En ese preciso momento, el de la revelación, el de la terrible sensación de angustia que produce una matanza entre iguales, el muchacho de ojos desencantados cruza la calle, corriendo entre las ráfagas cruzadas y los residuos voladores, hacia la iglesia y justo cuando sus dos pies se juntan dentro del edificio, apenas atravesada la puerta de madera, se parte el cielo con un rayo, cesan los vientos y un ensordecedor trueno abominable se mezcla con las primeras pero potentes gotas, factor tras el cual el alma dirige la mirada hacia la otra punta de la calle, por encima del cuerpo del primer muchacho ido que yace en el suelo con los ojos entornados hacia Dios, hacia su madre y hacia la virgen, la misma que sostiene en forma de colgante con su mano (la gorra y la pistola caídas), el alma mira y ve como el auto policial llega, imprevisible, y de él bajan cuatro agentes que reparten muerte indiscriminada (aunque la muerte sea lo más indiscriminado por definición, si tiene definición): muerte a los muchachos de la iglesia, muerte al bando opuesto, muerte a los niños poxi, al viejo mendigo, muerte a los vendedores y a sus

ladrones (que nunca serán vendedores, y le quitarán ese lujo a sus futuros ladrones), muerte a todos ellos, que huyen desesperados hacia la iglesia, hacia la esquina, hacia la nada.
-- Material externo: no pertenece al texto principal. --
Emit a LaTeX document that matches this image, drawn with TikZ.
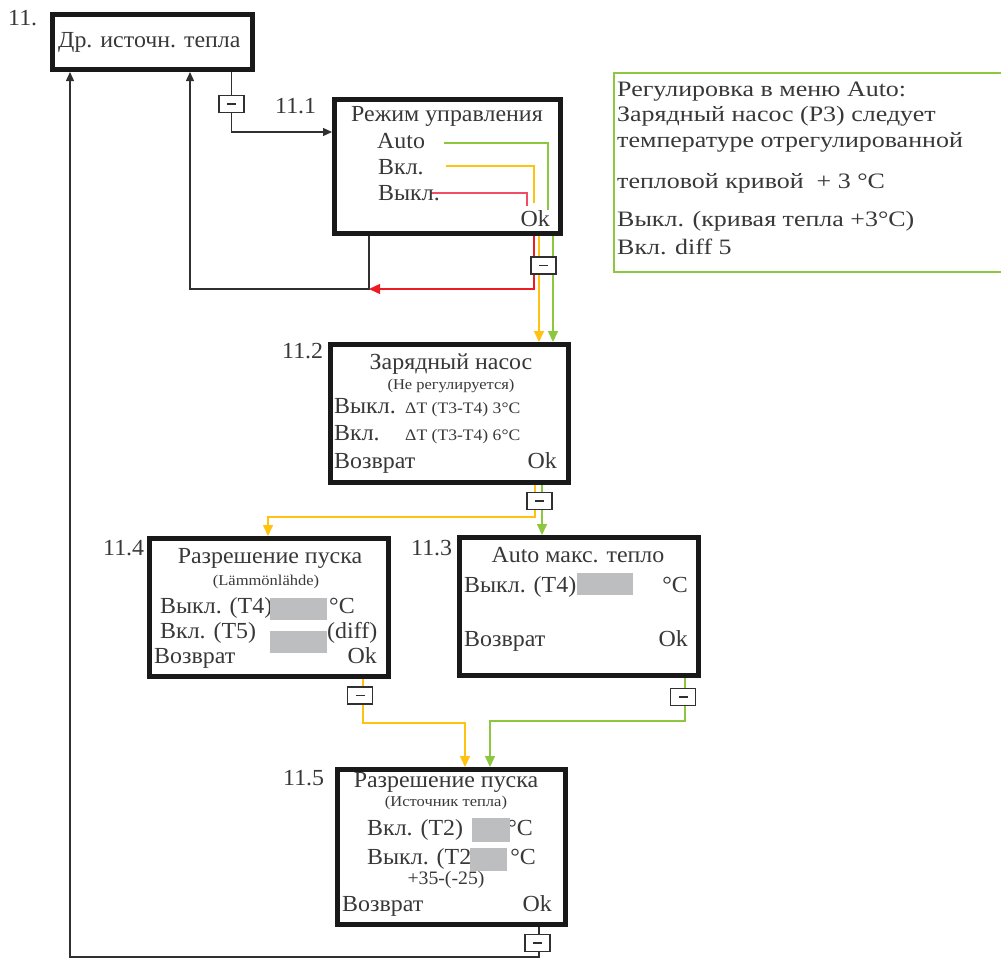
\documentclass[tikz,border=0pt]{standalone}
\usepackage{fontspec}
\setmainfont[FakeStretch=1.04]{Liberation Serif}
\newfontfamily\notefont[FakeStretch=1.18]{Liberation Serif}
\newfontfamily\smallfont[FakeStretch=1.1]{Liberation Serif}
\usetikzlibrary{arrows.meta,calc}
\definecolor{txt}{HTML}{383838}
\definecolor{yel}{HTML}{FFC20E}
\definecolor{grn}{HTML}{8DC63F}
\definecolor{redA}{HTML}{F04E64}
\definecolor{redB}{HTML}{ED1C24}
\definecolor{fld}{HTML}{BCBEC0}
\definecolor{ln}{HTML}{303030}
\newcommand{\fsz}[1]{\fontsize{#1}{#1}\selectfont}
\tikzset{
  menubox/.style={draw=black!90, line width=5pt, inner sep=0pt, fill=white},
  minusbox/.style={draw=ln, line width=1.2pt, fill=white, minimum width=25pt, minimum height=17pt, inner sep=0pt,
    path picture={\draw[ln, line width=1.3pt] ([xshift=-4.5pt]path picture bounding box.center) -- ([xshift=4.5pt]path picture bounding box.center);}},
  tl/.style={anchor=base west, inner sep=0pt, text=txt, font=\fsz{23}},
  tc/.style={anchor=base, inner sep=0pt, text=txt, font=\fsz{23}},
  tr/.style={anchor=base east, inner sep=0pt, text=txt, font=\fsz{23}},
  small/.style={font=\smallfont\fsz{15}},
  smalldt/.style={font=\smallfont\fsz{16}},
  notet/.style={anchor=base west, inner sep=0pt, text=txt, font=\notefont\fsz{22}},
  blk/.style={draw=ln, line width=1.3pt},
  blkarr/.style={blk, -{Triangle[length=9pt,width=8pt]}},
  yl/.style={draw=yel, line width=1.5pt},
  gl/.style={draw=grn, line width=1.5pt},
  rl/.style={draw=redA, line width=1.5pt},
  rlo/.style={draw=redB, line width=1.5pt},
  carr/.style={-{Triangle[length=11pt,width=10pt]}},
  field/.style={fill=fld, draw=none}
}
\begin{document}
\begin{tikzpicture}[x=1pt,y=-1pt]
\useasboundingbox (0,0) rectangle (1001,959);
% boxes
\node[menubox, minimum width=200pt, minimum height=55pt] (b11) at (152.5,42) {};
\node[menubox, minimum width=226pt, minimum height=133.5pt] (b111) at (447.5,166.25) {};
\node[menubox, minimum width=238.5pt, minimum height=138pt] (b112) at (449.25,413.5) {};
\node[menubox, minimum width=239pt, minimum height=138pt] (b114) at (269,607.5) {};
\node[menubox, minimum width=239pt, minimum height=138pt] (b113) at (579,606.5) {};
\node[menubox, minimum width=227.5pt, minimum height=155pt] (b115) at (451.25,847) {};
% note box
\draw[grn, line width=2.2pt] (1005,73) -- (614,73) -- (614,272) -- (1005,272);
% helper coordinates
\coordinate (x70) at (70,0);
\coordinate (x190) at (190,0);
\coordinate (x231) at (231.5,0);
\coordinate (x268) at (268,0);
\coordinate (x363) at (363,0);
\coordinate (x369) at (369,0);
\coordinate (x465) at (465,0);
\coordinate (x490) at (490,0);
\coordinate (x534) at (534,0);
\coordinate (x535) at (535,0);
\coordinate (x539) at (539,0);
\coordinate (x542) at (542,0);
\coordinate (x553) at (553,0);
\coordinate (x685) at (685,0);
\coordinate (rj) at (369,289);
% connectors
\draw[blkarr] (b11.south -| x231) -- (231.5,132) -- (b111.west |- 0,132);
\draw[blkarr] (b111.south -| x369) -- (369,289) -- (190,289) -- (b11.south -| x190);
\draw[rlo, carr] (b111.south -| x534) -- (534,289) -- (rj);
\draw[yl, carr] (b111.south -| x539) -- (b112.north -| x539);
\draw[gl, carr] (b111.south -| x553) -- (b112.north -| x553);
\draw[yl, carr] (b112.south -| x535) -- (535,517) -- (268,517) -- (b114.north -| x268);
\draw[gl, carr] (b112.south -| x542) -- (b113.north -| x542);
\draw[yl, carr] (b114.south -| x363) -- (363,723) -- (465,723) -- (b115.north -| x465);
\draw[gl, carr] (b113.south -| x685) -- (685,721) -- (490,721) -- (b115.north -| x490);
\draw[blkarr] (b115.south -| x539) -- (539,957) -- (70,957) -- (b11.south -| x70);
% inner selection lines in 11.1
\draw[gl] (444,143) -- (548,143) -- (548,210);
\draw[yl] (446,166) -- (534,166) -- (534,203);
\draw[rl] (430,193) -- (527,193) -- (527,206);
% minus boxes
\node[minusbox] (m1) at (231.5,104) {};
\node[minusbox] (m2) at (543.5,265.5) {};
\node[minusbox] (m3) at (539.5,501) {};
\node[minusbox] (m4) at (360,695.5) {};
\node[minusbox] (m5) at (683,697) {};
\node[minusbox] (m6) at (537.5,943) {};
% labels
\node[tl] (l11) at (8,25) {11.};
\node[tl] (l111) at (275,113) {11.1};
\node[tl] (l112) at (282,358) {11.2};
\node[tl] (l114) at (103,555) {11.4};
\node[tl] (l113) at (411,555) {11.3};
\node[tl] (l115) at (283,785) {11.5};
% box 11
\node[tl] (t11) at (58,47) {Др. источн. тепла};
% box 11.1
\node[tc] (t111a) at (447,121) {Режим управления};
\node[tl] (t111b) at (377,148) {Auto};
\node[tl] (t111c) at (378,174) {Вкл.};
\node[tl] (t111d) at (378,200) {Выкл.};
\node[tr] (t111e) at (550,226) {Ok};
% box 11.2
\node[tc] (t112a) at (451,369) {Зарядный насос};
\node[tc, small] (t112b) at (451,389) {(Не регулируется)};
\node[tl] (t112c) at (334,413) {Выкл.};
\node[tl, smalldt] (t112d) at (405,413) {ΔT (T3-T4) 3°C};
\node[tl] (t112e) at (334,440) {Вкл.};
\node[tl, smalldt] (t112f) at (405,440) {ΔT (T3-T4) 6°C};
\node[tl] (t112g) at (334,468) {Возврат};
\node[tr] (t112h) at (557,468) {Ok};
% box 11.4
\node[tc] (t114a) at (270,563) {Разрешение пуска};
\node[tc, small] (t114b) at (266,585) {(Lämmönlähde)};
\node[tl] (t114c) at (160,613) {Выкл. (T4)};
\fill[field] (270,598) rectangle (327,620);
\node[tl] (t114d) at (329,613) {°C};
\node[tl] (t114e) at (160,638) {Вкл. (T5)};
\fill[field] (270,631) rectangle (327,653);
\node[tl] (t114f) at (327,638) {(diff)};
\node[tl] (t114g) at (154,663) {Возврат};
\node[tr] (t114h) at (377,663) {Ok};
% box 11.3
\node[tc] (t113a) at (578,562) {Auto макс. тепло};
\node[tl] (t113b) at (464,592) {Выкл. (T4)};
\fill[field] (577,573) rectangle (633,595);
\node[tr] (t113c) at (688,592) {°C};
\node[tl] (t113d) at (464,646) {Возврат};
\node[tr] (t113e) at (688,646) {Ok};
% box 11.5
\node[tc] (t115a) at (446,787) {Разрешение пуска};
\node[tc, small] (t115b) at (446,806) {(Источник тепла)};
\node[tl] (t115c) at (367,835) {Вкл. (T2)};
\node[tr] (t115d) at (533,835) {°C};
\fill[field] (472,818) rectangle (510,842);
\node[tl] (t115e) at (367,864) {Выкл. (T2)};
\fill[field] (470,848) rectangle (507,871);
\node[tr] (t115f) at (536,864) {°C};
\node[tc, font=\fsz{19}] (t115g) at (446,884) {+35-(-25)};
\node[tl] (t115h) at (342,911) {Возврат};
\node[tr] (t115i) at (552,911) {Ok};
% note text
\node[notet] (n1) at (617,96) {Регулировка в меню Auto:};
\node[notet] (n2) at (617,121) {Зарядный насос (P3) следует};
\node[notet] (n3) at (617,147) {температуре отрегулированной};
\node[notet] (n4) at (617,188) {тепловой кривой \ + 3 °C};
\node[notet] (n5) at (617,226) {Выкл. (кривая тепла +3°C)};
\node[notet] (n6) at (617,254) {Вкл. diff 5};
\end{tikzpicture}
\end{document}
Se quedan los bebés con sus madres, en los refugios donde parecen a salvo, pero la muerte también llega a los residuos que vuelan, y a los que están en el suelo, y a las gotas de lluvia, y a las lágrimas del alma, y, también llega, al hombre de las películas, que viniendo desde la otra calle a paso atolondrado, bajo la lluvia gris y torrencial, cae ensangrentado en unos brazos flacos picados por el virus de la mugre y la melancolía, brazos que habían tenido tiempo de apartar a un bebé que llora desesperadamente en el suelo, adyacente, mientras ve el último destello en los ojos de su padre, quien empuña en sus manos por vez final una virgen de colgante, que es la misma que está aferrando con su vida (pero esto el alma no lo ve) dentro de la iglesia y frente a la imagen divina, el muchacho (¿u hombre?) de ojos desconsolados, y ambos a la vez rezan:

-Si estás vivo, donde quiera que lo estés, patrón, yo estoy a tus órdenes.